[start of GIVEN RECORDS]

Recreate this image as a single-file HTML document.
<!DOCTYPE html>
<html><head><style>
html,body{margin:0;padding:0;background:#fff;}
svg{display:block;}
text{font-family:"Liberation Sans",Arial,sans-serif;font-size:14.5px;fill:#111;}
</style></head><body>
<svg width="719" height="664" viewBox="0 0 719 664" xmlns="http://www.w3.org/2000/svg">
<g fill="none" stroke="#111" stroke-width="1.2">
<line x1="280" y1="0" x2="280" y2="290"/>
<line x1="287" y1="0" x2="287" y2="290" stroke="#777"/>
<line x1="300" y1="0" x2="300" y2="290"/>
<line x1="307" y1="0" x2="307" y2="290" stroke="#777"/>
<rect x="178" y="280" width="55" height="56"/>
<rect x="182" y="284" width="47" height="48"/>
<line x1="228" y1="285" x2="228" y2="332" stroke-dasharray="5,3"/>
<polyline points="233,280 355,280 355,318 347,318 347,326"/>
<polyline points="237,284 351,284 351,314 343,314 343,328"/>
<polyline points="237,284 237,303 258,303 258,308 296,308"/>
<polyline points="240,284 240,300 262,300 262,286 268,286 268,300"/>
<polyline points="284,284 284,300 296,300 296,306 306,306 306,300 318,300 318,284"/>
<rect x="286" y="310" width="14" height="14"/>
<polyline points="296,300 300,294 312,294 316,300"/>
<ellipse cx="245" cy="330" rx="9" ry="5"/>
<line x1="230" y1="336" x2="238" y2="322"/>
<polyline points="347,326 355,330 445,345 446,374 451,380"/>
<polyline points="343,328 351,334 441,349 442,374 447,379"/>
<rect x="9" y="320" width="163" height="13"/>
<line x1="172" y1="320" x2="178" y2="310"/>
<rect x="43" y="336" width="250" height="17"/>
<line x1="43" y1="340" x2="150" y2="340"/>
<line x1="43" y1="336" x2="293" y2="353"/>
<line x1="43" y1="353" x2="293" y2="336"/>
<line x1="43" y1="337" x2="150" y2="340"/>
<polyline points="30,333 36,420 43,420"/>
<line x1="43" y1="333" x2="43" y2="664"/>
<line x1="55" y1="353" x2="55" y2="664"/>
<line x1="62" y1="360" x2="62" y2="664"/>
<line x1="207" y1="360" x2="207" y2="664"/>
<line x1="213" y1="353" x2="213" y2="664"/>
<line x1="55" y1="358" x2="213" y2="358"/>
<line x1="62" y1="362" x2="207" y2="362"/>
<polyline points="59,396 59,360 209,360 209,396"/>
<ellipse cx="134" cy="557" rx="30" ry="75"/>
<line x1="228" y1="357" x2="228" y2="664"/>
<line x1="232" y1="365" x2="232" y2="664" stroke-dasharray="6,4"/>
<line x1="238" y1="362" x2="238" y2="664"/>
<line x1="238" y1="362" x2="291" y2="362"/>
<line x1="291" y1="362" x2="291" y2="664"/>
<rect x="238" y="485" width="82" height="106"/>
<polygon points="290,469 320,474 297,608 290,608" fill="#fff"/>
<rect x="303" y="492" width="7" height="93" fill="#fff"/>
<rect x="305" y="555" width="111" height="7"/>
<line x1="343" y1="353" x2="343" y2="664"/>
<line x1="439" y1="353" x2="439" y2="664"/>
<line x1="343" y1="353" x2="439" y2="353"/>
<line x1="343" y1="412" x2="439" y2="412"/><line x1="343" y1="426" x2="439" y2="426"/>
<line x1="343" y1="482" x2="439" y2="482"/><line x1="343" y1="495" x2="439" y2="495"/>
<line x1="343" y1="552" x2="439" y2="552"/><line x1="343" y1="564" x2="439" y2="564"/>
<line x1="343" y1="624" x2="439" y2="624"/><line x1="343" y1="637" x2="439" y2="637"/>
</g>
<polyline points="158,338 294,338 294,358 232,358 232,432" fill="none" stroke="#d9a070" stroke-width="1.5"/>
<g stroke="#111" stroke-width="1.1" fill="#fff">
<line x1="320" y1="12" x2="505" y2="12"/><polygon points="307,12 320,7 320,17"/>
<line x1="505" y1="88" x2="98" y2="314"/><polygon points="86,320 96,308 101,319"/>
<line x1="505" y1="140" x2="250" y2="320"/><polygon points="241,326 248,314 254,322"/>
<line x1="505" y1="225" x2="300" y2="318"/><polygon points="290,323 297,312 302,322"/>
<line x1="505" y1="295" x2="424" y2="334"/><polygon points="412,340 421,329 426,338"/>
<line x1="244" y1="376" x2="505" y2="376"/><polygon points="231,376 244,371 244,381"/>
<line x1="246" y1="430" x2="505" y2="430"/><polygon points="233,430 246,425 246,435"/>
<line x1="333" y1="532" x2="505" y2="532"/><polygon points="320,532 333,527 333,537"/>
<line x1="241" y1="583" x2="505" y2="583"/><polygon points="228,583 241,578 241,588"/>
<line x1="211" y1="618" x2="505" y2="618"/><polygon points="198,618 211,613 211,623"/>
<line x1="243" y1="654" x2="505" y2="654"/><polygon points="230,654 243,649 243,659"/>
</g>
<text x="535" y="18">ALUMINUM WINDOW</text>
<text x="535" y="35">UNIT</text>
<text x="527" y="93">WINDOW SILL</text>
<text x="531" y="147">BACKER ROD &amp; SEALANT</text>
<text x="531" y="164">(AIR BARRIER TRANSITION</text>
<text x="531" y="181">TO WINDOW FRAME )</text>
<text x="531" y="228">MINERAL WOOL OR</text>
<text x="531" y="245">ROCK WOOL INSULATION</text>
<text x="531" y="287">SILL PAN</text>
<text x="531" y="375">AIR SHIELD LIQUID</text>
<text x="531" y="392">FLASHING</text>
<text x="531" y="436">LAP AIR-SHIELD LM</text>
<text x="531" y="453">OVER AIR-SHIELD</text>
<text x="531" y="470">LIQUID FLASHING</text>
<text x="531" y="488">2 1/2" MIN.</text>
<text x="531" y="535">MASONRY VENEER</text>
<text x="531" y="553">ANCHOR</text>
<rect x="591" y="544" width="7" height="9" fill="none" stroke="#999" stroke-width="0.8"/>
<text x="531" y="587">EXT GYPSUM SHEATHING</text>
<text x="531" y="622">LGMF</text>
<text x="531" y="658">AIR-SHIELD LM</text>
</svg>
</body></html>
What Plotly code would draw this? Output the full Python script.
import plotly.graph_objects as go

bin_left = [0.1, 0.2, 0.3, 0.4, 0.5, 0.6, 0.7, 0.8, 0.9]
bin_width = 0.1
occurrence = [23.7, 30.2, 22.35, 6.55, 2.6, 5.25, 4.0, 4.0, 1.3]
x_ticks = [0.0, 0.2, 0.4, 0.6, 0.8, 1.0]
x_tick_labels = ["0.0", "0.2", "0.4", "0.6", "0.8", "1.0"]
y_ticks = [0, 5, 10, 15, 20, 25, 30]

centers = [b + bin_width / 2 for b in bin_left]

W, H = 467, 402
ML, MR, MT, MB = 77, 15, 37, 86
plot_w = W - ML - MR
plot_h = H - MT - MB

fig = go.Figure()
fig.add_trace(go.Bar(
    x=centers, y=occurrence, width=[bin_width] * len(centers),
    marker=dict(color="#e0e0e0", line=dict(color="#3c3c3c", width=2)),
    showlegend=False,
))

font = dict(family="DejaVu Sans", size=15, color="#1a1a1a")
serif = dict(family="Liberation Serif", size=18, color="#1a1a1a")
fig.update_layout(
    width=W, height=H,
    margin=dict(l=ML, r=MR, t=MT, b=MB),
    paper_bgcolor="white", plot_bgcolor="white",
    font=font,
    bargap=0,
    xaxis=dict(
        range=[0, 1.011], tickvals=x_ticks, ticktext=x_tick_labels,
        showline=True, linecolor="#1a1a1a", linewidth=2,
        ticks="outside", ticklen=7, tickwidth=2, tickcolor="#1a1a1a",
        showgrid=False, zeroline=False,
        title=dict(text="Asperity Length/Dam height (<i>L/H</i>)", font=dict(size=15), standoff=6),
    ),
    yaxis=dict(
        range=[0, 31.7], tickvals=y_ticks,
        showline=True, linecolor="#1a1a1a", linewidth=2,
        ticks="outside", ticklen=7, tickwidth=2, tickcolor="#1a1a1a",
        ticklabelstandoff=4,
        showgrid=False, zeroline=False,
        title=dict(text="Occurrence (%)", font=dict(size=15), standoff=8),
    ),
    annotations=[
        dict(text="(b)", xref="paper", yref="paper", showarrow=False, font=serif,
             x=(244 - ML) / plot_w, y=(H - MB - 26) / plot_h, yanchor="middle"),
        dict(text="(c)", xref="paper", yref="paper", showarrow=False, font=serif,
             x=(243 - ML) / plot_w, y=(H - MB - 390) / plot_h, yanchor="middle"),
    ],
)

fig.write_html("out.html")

[end of GIVEN RECORDS]
[start of GIVEN RECORDS]

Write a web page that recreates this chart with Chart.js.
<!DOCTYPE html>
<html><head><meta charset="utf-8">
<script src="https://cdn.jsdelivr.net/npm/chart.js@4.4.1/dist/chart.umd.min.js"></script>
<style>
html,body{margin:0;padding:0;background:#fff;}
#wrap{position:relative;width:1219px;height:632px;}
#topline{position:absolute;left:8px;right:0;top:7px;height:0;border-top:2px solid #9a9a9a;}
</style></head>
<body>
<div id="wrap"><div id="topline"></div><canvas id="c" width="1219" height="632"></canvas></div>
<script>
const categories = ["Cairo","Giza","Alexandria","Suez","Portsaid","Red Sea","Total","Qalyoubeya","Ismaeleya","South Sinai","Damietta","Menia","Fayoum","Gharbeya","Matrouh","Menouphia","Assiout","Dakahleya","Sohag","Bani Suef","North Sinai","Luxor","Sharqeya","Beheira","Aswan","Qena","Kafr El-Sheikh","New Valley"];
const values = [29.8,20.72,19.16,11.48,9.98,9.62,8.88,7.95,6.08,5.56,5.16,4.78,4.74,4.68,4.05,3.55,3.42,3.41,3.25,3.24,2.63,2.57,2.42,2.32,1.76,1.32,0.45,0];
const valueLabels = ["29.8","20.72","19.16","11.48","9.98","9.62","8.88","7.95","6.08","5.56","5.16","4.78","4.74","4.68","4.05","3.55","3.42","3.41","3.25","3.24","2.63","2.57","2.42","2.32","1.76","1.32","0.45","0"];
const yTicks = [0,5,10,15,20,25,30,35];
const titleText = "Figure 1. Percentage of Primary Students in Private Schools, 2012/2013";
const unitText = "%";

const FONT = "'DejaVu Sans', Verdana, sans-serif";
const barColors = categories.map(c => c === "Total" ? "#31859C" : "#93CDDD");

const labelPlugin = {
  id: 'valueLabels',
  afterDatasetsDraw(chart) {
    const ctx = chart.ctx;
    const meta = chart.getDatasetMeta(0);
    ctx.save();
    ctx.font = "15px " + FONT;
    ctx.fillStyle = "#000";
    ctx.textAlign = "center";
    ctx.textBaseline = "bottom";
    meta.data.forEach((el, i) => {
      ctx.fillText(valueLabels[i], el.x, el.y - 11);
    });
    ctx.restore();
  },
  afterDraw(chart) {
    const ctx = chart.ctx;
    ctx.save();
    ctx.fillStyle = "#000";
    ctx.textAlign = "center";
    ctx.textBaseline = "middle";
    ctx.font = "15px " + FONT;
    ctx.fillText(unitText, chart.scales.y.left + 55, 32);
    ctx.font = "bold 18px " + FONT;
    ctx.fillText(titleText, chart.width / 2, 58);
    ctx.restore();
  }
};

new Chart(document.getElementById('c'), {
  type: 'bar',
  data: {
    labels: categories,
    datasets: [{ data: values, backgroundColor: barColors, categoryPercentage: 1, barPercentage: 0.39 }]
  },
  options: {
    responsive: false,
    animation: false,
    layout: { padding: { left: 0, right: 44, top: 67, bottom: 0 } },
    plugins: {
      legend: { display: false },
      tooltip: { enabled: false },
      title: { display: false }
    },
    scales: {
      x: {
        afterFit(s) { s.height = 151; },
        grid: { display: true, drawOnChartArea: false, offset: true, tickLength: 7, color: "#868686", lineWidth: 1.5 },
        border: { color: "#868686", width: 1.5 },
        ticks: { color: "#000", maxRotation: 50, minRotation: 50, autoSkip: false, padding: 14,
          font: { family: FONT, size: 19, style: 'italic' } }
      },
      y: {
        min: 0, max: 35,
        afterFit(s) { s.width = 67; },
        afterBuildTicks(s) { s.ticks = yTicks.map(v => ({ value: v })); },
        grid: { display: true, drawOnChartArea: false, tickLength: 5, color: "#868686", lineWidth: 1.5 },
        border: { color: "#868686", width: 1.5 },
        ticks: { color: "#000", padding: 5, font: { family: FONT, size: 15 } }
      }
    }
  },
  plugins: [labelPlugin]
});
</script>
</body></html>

[end of GIVEN RECORDS]
[start of GIVEN RECORDS]

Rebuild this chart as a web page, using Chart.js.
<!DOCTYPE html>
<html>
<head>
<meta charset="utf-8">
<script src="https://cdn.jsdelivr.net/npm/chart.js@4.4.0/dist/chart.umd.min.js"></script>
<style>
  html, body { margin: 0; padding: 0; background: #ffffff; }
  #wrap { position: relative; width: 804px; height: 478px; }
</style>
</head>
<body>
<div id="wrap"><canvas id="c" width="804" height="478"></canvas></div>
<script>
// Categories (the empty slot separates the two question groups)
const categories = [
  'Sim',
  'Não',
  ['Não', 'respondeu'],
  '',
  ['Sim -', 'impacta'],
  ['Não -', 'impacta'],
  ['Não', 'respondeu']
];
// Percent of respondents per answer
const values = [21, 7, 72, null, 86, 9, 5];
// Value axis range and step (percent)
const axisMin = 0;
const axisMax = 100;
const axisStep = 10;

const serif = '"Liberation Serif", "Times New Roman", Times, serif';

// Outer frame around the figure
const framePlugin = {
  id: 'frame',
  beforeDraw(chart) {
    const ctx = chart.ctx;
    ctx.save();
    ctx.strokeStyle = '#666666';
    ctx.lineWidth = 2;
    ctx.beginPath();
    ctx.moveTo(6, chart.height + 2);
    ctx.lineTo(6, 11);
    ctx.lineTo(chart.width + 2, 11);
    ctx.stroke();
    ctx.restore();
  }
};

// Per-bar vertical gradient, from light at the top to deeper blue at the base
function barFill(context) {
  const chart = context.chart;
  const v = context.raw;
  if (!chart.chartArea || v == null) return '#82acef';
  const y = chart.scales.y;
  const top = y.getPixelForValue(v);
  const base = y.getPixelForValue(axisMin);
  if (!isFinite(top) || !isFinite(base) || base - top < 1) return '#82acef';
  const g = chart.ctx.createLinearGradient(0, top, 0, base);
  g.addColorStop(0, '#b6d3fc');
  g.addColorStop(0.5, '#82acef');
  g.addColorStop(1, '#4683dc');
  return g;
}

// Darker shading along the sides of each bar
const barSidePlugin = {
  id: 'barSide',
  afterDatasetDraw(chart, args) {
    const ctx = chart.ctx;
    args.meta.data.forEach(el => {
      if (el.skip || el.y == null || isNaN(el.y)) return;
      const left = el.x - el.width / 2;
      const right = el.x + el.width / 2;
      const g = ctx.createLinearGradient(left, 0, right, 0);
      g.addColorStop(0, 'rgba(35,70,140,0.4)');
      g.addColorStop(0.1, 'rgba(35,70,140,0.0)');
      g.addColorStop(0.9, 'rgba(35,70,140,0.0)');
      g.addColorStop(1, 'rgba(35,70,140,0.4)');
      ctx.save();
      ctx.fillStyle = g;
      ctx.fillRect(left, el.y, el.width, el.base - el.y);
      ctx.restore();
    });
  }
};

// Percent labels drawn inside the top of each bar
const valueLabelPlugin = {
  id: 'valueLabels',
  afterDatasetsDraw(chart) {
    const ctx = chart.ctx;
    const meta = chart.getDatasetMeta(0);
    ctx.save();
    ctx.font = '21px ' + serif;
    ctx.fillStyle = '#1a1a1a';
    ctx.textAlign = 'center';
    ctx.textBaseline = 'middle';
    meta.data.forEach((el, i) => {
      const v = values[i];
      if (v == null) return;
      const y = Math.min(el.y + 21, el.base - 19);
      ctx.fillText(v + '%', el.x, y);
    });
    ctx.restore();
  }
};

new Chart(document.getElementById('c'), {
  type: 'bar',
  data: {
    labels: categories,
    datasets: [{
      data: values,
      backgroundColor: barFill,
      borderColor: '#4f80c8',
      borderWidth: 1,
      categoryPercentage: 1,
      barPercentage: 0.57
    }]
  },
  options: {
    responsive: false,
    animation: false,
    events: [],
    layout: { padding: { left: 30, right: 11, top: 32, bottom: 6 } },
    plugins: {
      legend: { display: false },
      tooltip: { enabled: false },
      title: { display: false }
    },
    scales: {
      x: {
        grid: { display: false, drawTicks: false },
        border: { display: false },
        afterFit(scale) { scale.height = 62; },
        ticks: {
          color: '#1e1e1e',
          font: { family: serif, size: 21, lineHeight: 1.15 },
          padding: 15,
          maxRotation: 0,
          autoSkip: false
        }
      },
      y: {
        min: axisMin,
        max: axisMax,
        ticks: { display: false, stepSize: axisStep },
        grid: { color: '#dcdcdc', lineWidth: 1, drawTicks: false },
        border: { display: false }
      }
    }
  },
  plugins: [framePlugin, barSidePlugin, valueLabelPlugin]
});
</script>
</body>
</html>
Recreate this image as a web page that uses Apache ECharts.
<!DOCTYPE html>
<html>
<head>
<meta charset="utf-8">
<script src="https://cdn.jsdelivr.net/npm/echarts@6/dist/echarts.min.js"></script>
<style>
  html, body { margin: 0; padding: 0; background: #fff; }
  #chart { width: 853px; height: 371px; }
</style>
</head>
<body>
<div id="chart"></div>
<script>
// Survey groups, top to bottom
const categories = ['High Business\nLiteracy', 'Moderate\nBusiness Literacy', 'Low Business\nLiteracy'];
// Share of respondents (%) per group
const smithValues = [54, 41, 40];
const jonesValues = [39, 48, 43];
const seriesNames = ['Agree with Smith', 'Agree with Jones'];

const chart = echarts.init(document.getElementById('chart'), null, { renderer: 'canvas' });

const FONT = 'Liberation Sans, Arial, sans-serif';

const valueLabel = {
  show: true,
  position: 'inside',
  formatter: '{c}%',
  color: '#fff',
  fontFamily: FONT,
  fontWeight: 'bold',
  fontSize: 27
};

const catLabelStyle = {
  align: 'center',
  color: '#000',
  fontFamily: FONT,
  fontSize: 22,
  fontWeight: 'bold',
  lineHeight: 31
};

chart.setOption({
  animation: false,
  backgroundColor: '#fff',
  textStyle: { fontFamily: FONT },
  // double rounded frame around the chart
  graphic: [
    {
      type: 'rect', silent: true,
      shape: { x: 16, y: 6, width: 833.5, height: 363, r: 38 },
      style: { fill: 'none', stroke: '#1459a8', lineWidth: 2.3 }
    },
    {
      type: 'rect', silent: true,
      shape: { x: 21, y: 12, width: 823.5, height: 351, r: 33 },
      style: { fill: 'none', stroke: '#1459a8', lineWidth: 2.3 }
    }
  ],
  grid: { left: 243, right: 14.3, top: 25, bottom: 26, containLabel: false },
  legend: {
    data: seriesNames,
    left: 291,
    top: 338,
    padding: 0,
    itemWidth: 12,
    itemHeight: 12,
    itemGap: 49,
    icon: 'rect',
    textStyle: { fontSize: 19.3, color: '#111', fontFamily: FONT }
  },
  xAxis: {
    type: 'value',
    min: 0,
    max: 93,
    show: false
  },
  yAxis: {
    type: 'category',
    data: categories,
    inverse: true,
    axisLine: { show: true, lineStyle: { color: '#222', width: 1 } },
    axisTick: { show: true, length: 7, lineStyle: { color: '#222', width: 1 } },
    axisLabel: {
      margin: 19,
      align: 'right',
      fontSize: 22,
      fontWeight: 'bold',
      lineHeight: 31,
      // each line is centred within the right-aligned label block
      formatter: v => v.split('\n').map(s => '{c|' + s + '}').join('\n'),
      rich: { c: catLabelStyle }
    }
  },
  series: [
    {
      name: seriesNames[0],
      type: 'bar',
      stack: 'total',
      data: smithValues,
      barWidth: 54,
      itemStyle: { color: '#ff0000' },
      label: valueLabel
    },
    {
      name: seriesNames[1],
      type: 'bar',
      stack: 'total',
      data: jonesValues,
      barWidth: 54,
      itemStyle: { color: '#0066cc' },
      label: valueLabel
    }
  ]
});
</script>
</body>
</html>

[end of GIVEN RECORDS]

> **SET EXERCISE**: Find the lines holding "that" and list every one.

> **WRITTEN REPLY**:
Write a web page that recreates this chart with Chart.js.
Recreate this image as a web page that uses Apache ECharts.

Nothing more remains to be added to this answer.